The winner is owned by Denis and Pauline Moylan and trained by Joan Johnston. "He won here last year, but I don't know whether he remembers," smiled Denis. Flicka's Witness used to be an erratic jumper, as his owner confirmed. "He's been showjumping over poles to smarten him up. It took him four seasons to win, but he's now won three in a year." The Moylans also own useful Native Pride, currently sidelined, but due back in 2017 and credited their trainer for the victory – "She always gets her horses very fit." Plans may include Kimble next weekend – "He won at Easter after winning here last year and takes his racing well", said Denis. It was a third winner of the year for the promising Nick Meek, who also rides for Jamie Goss (who put him in for this ride). Pauline Harkin and Michael Kehoe. "My target is five winners so I'm just two off," admitted Nick. "But I'm just going with the flow and enjoying it."
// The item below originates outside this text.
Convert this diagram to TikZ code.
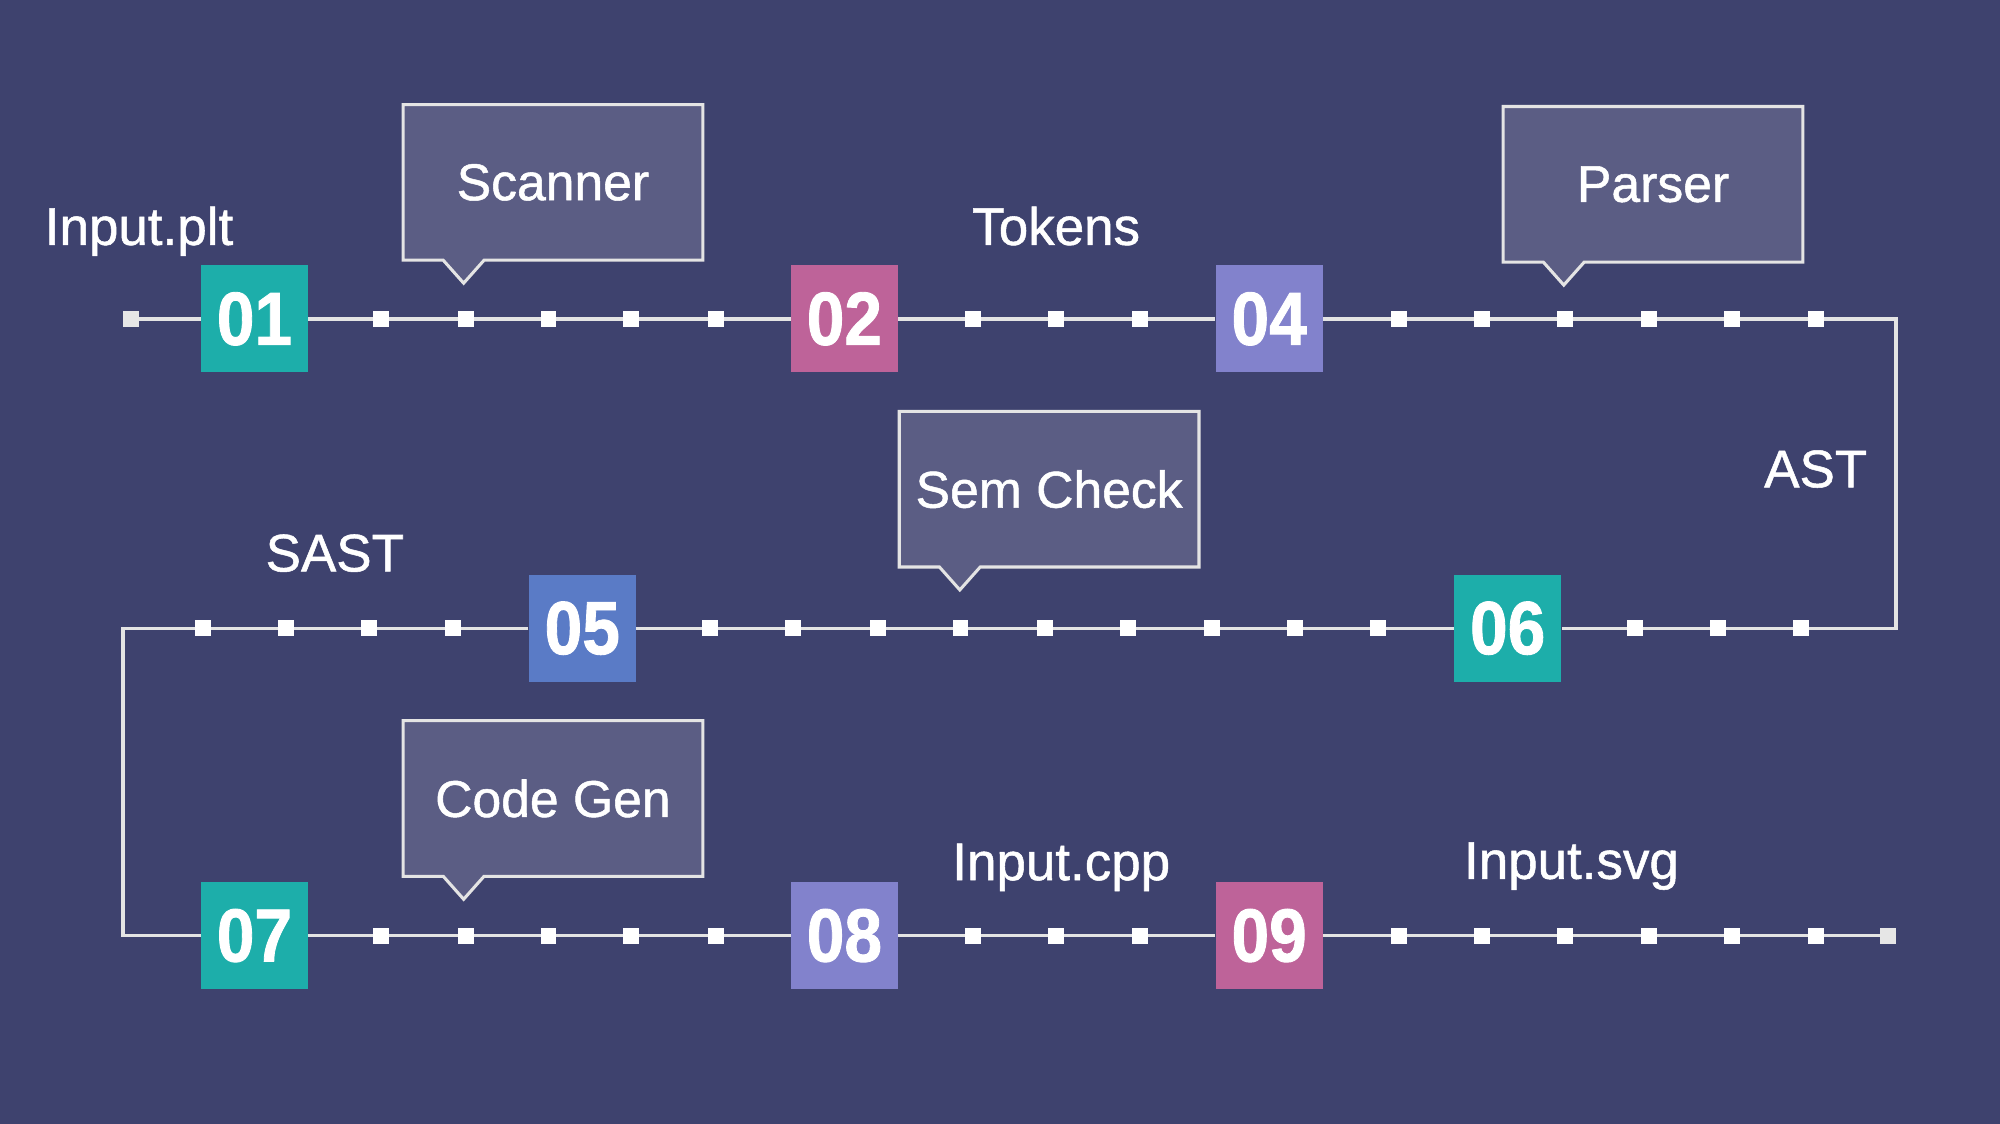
\documentclass[tikz,border=0pt]{standalone}
\usepackage{graphicx}
\usepackage{fontspec}
\setmainfont{Liberation Sans}
\newfontfamily\medfont{Liberation Sans}[FakeBold=1.0]
\newfontfamily\numfont{Liberation Sans Bold}[FakeBold=1.2]
\usetikzlibrary{backgrounds}
\definecolor{bg}{HTML}{3E426E}
\definecolor{cfill}{HTML}{5B5D84}
\definecolor{cedge}{HTML}{E4E4E4}
\definecolor{teal}{HTML}{1DAEAA}
\definecolor{magen}{HTML}{BE6399}
\definecolor{laven}{HTML}{8282CC}
\definecolor{bluebx}{HTML}{5A7BC6}
\definecolor{endsq}{HTML}{E6E6E6}
\newcommand\nb[1]{\scalebox{0.9}[1]{#1}}
\tikzset{
  numbox/.style={rectangle, minimum width=84pt, minimum height=84pt, inner sep=0pt,
    text=white, font=\numfont\fontsize{59}{60}\selectfont},
  dotsq/.style={rectangle, fill=white, minimum width=12.5pt, minimum height=12.5pt, inner sep=0pt},
  endsqr/.style={rectangle, fill=endsq, minimum width=12.5pt, minimum height=12.5pt, inner sep=0pt},
  wire/.style={draw=cedge, line width=2.6pt},
  cbox/.style={rectangle, fill=cfill, minimum width=235pt, minimum height=122pt, inner sep=0pt,
    text=white, font=\medfont\fontsize{40.5}{48}\selectfont},
  cline/.style={draw=cedge, line width=2.4pt, line join=miter},
  lbl/.style={anchor=base, text=white, font=\medfont\fontsize{41.5}{48}\selectfont, inner sep=0pt}
}
\newcommand\callout[4]{%
  \node[cbox] (#1) at (#2,#3) {#4};
  \begin{scope}[shift={(#2,#3)}]
    \fill[cfill] (-86,59) -- (-70,79) -- (-54,59) -- cycle;
    \draw[cline] (-117.5,61) -- (-117.5,-61) -- (117.5,-61) -- (117.5,61)
      -- (-54,61) -- (-70,79) -- (-86,61) -- cycle;
  \end{scope}}
\begin{document}
\begin{tikzpicture}[x=1pt,y=-1pt]
\useasboundingbox (0,0) rectangle (1568,881);
% row 1
\node[endsqr] (s0) at (103,250) {};
\node[numbox, fill=teal] (b01) at (199.5,250) {\nb{01}};
\node[numbox, fill=magen] (b02) at (662,250) {\nb{02}};
\node[numbox, fill=laven] (b04) at (995,250) {\nb{04}};
\coordinate (c1) at (1486.5,250);
\coordinate (c2) at (1486.5,492.5);
% row 2
\node[numbox, fill=bluebx] (b05) at (456.5,492.5) {\nb{05}};
\node[numbox, fill=teal] (b06) at (1182,492.5) {\nb{06}};
\coordinate (c3) at (96.4,492.5);
\coordinate (c4) at (96.4,733.5);
% row 3
\node[numbox, fill=teal] (b07) at (199.5,733.5) {\nb{07}};
\node[numbox, fill=laven] (b08) at (662,733.5) {\nb{08}};
\node[numbox, fill=magen] (b09) at (995,733.5) {\nb{09}};
\node[endsqr] (e0) at (1480,733.5) {};
% markers
\foreach \x [count=\i] in {299,365,430,495,561,763,828,894,1097,1162,1227,1293,1358,1424}
  \node[dotsq] (ra\i) at (\x,250) {};
\foreach \x [count=\i] in {159,224,289,355,557,622,688,753,819,884,950,1015,1080,1282,1347,1412}
  \node[dotsq] (rb\i) at (\x,492.5) {};
\foreach \x [count=\i] in {299,365,430,495,561,763,828,894,1097,1162,1227,1293,1358,1424}
  \node[dotsq] (rc\i) at (\x,733.5) {};
% wires
\begin{pgfonlayer}{background}
  \fill[bg] (0,0) rectangle (1568,881);
  \draw[wire] (s0.center) -- (b01);
  \draw[wire] (b01) -- (b02);
  \draw[wire] (b02) -- (b04);
  \draw[wire] (b04) -- (c1) -- (c2) -- (b06);
  \draw[wire] (b06) -- (b05);
  \draw[wire] (b05) -- (c3) -- (c4) -- (b07);
  \draw[wire] (b07) -- (b08);
  \draw[wire] (b08) -- (b09);
  \draw[wire] (b09) -- (e0.center);
\end{pgfonlayer}
% callouts
\callout{scanner}{433.5}{143}{Scanner}
\callout{parser}{1296}{144.5}{Parser}
\callout{semcheck}{822.5}{383.5}{Sem Check}
\callout{codegen}{433.5}{626}{Code Gen}
% labels
\node[lbl] (linput) at (109,192) {Input.plt};
\node[lbl] (ltokens) at (828,192) {Tokens};
\node[lbl] (last) at (1423.5,382) {AST};
\node[lbl] (lsast) at (262.5,448) {SAST};
\node[lbl] (lcpp) at (832,690) {Input.cpp};
\node[lbl] (lsvg) at (1232,689) {Input.svg};
\end{tikzpicture}
\end{document}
Easiest winner of the day – in the fastest time – was the well-backed Arthur's Secret in the Dodson & Horrell Novice Riders Race. The six-year-old French hurdle winner made all the running under Abigail Banks and – despite some hesitant jumps – was unchallenged to score by 30 lengths from outsider Festival Bound. Buck Magic, ridden by Abigail's cousin John Smith-Maxwell, was third.

"I don't think he was ever in danger of falling. He's fairly safe," said trainer's son Tom Weston, representing father Martin, who was 'at home on the sofa!'Owner Christine Banks bought Arthur's Secret at Doncaster and plans may include Ladies Opens. "He looks like a fair animal," continued Tom. "He's win impressively both time and galloped them into the ground today." "That was exciting," enthused the winning jockey. "He's very keen and puts everything into the race." It was a seventh career winner for Abigail, two on Arthur's Secret and the other five on the consistent Hall Kelly, who "Will run next weekend. We've been waiting for firmer ground."